Can you finance equipment I own free and clear and get me cash out? If you own a hard asset that is free and clear and valued at $100,000.00, a sale leaseback may be an option to get some working capital. We can offer financing for up to 50% of the fair market value, which in this case would be $50,000.00. The terms of the financing arrangement would typically range from 24 to 36 months, though exceptions can be made for agreements of 48 or 60 months. Additionally, if the equipment was purchased within the last six months, full reimbursement may be available. Financials and bank statements may be required to apply.
Can you finance equipment being purchased from a private party seller?  We offer financing options for private party sellers, provided that we can verify proof of ownership and conduct a lien search. We require color photos, a used condition report, and a bill of sale. Should the equipment be subject to an existing finance agreement, we can work to pay off the balance and still fund it. All private party transactions will be considered for financing according to the current fair market value.
Can you finance equipment being Purchased at an Auction?  We collaborate with many well-respected auction houses and can facilitate private party sales if necessary. Our commitment to providing high-caliber support ensures that these transactions are conducted with the utmost professionalism.

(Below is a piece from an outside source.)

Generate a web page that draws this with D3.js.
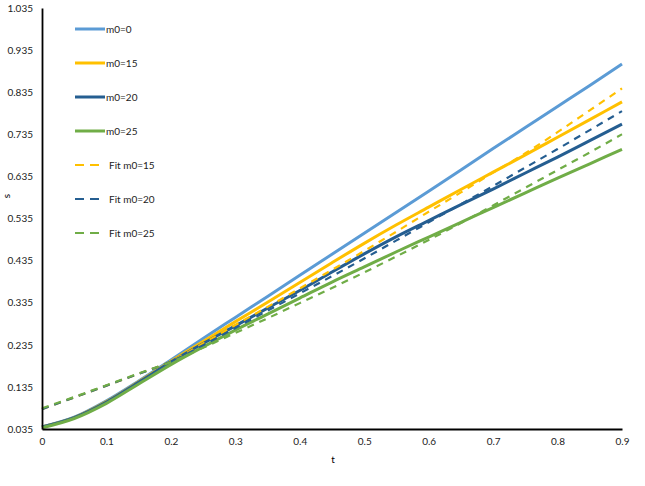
<!DOCTYPE html>
<html>
<head>
<meta charset="utf-8">
<script src="https://d3js.org/d3.v7.min.js"></script>
<style>
  body { margin: 0; background: #fff; }
  text { font-family: Lato, "Open Sans", sans-serif; }
</style>
</head>
<body>
<div id="chart"></div>
<script>
// t values shared by all series
const tValues = [0, 0.05, 0.1, 0.15, 0.2, 0.25, 0.3, 0.35, 0.4, 0.45, 0.5, 0.55, 0.6, 0.65, 0.7, 0.75, 0.8, 0.85, 0.9];

const m0_0  = [0.040, 0.063, 0.102, 0.149, 0.199, 0.250, 0.300, 0.350, 0.400, 0.450, 0.500, 0.550, 0.600, 0.650, 0.701, 0.751, 0.801, 0.851, 0.902];
const m0_15 = [0.040, 0.062, 0.100, 0.147, 0.196, 0.243, 0.290, 0.336, 0.383, 0.430, 0.476, 0.520, 0.562, 0.604, 0.645, 0.686, 0.728, 0.770, 0.812];
const m0_20 = [0.040, 0.062, 0.099, 0.146, 0.194, 0.238, 0.280, 0.322, 0.364, 0.408, 0.451, 0.492, 0.530, 0.568, 0.605, 0.643, 0.681, 0.720, 0.759];
const m0_25 = [0.038, 0.060, 0.096, 0.142, 0.188, 0.230, 0.270, 0.308, 0.346, 0.384, 0.420, 0.456, 0.491, 0.526, 0.561, 0.596, 0.631, 0.665, 0.699];

const fit15 = [0.082, 0.110, 0.138, 0.166, 0.196, 0.238, 0.282, 0.325, 0.369, 0.413, 0.458, 0.504, 0.551, 0.597, 0.644, 0.690, 0.740, 0.792, 0.844];
const fit20 = [0.082, 0.110, 0.138, 0.166, 0.195, 0.234, 0.275, 0.316, 0.357, 0.398, 0.440, 0.483, 0.526, 0.569, 0.612, 0.656, 0.700, 0.745, 0.790];
const fit25 = [0.084, 0.111, 0.139, 0.167, 0.194, 0.228, 0.263, 0.298, 0.334, 0.370, 0.407, 0.445, 0.484, 0.524, 0.566, 0.608, 0.650, 0.692, 0.735];

const xTicks = [0, 0.1, 0.2, 0.3, 0.4, 0.5, 0.6, 0.7, 0.8, 0.9];
const yTicks = [0.035, 0.135, 0.235, 0.335, 0.435, 0.535, 0.635, 0.735, 0.835, 0.935, 1.035];

const series = [
  { name: "m0=0",      values: m0_0,  color: "#5B9BD5", dash: null },
  { name: "m0=15",     values: m0_15, color: "#FFC000", dash: null },
  { name: "m0=20",     values: m0_20, color: "#255E91", dash: null },
  { name: "m0=25",     values: m0_25, color: "#70AD47", dash: null },
  { name: "Fit m0=15", values: fit15, color: "#FFC000", dash: "7,6" },
  { name: "Fit m0=20", values: fit20, color: "#255E91", dash: "7,6" },
  { name: "Fit m0=25", values: fit25, color: "#70AD47", dash: "7,6" }
];

const width = 645, height = 486;
const svg = d3.select("#chart").append("svg")
    .attr("width", width)
    .attr("height", height);

const x = d3.scaleLinear().domain([0, 0.9]).range([42, 622]);
const y = d3.scaleLinear().domain([0.035, 1.035]).range([429, 8]);

const line = d3.line()
    .x((d, i) => x(tValues[i]))
    .y(d => y(d))
    .curve(d3.curveMonotoneX);

// draw solid lines first, fits on top
svg.append("g")
  .selectAll("path")
  .data(series)
  .join("path")
    .attr("fill", "none")
    .attr("stroke", d => d.color)
    .attr("stroke-width", d => d.dash ? 2.2 : 3)
    .attr("stroke-dasharray", d => d.dash)
    .attr("d", d => line(d.values));

// axes
const xAxis = svg.append("g")
    .attr("transform", `translate(0,${y(0.035)})`)
    .call(d3.axisBottom(x).tickValues(xTicks).tickSize(0).tickPadding(9).tickFormat(d3.format("")));
const yAxis = svg.append("g")
    .attr("transform", `translate(${x(0)},0)`)
    .call(d3.axisLeft(y).tickValues(yTicks).tickSize(0).tickPadding(9).tickFormat(d3.format(".3f")));

[xAxis, yAxis].forEach(a => {
  a.select(".domain").attr("stroke", "#000").attr("stroke-width", 1.8);
  a.selectAll("text").attr("font-size", 10).attr("fill", "#222")
    .style("font-family", "Lato, 'Open Sans', sans-serif");
});

// axis titles
svg.append("text")
    .attr("x", 333).attr("y", 463)
    .attr("text-anchor", "middle")
    .attr("font-size", 10)
    .text("t");
svg.append("text")
    .attr("transform", "translate(10,196) rotate(-90)")
    .attr("text-anchor", "middle")
    .attr("font-size", 10)
    .text("s");

// legend
const legend = svg.append("g")
  .selectAll("g")
  .data(series)
  .join("g")
    .attr("transform", (d, i) => `translate(75,${29 + i * 34})`);

legend.append("line")
    .attr("x1", 0).attr("x2", 30)
    .attr("stroke", d => d.color)
    .attr("stroke-width", d => d.dash ? 2.2 : 3)
    .attr("stroke-dasharray", d => d.dash ? "9,6" : null);

legend.append("text")
    .attr("x", d => d.dash ? 34 : 31)
    .attr("dy", "0.35em")
    .attr("font-size", 10)
    .attr("fill", "#222")
    .text(d => d.name);
</script>
</body>
</html>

Can you refinance my existing equipment loans?  It is possible for us to refinance existing equipment loans, provided all loans are current and have good payment history. We require the submission of bank statements and financials for the consideration of loan refinancing. If you are acquiring a new piece of equipment and wish to incorporate your current loan into the new one, or have multiple payments that you would like consolidated into one, refinancing may offer a favorable solution. In the situation you wish to reduce your monthly payment, we can work with you to refinance the loan and extend the repayment period.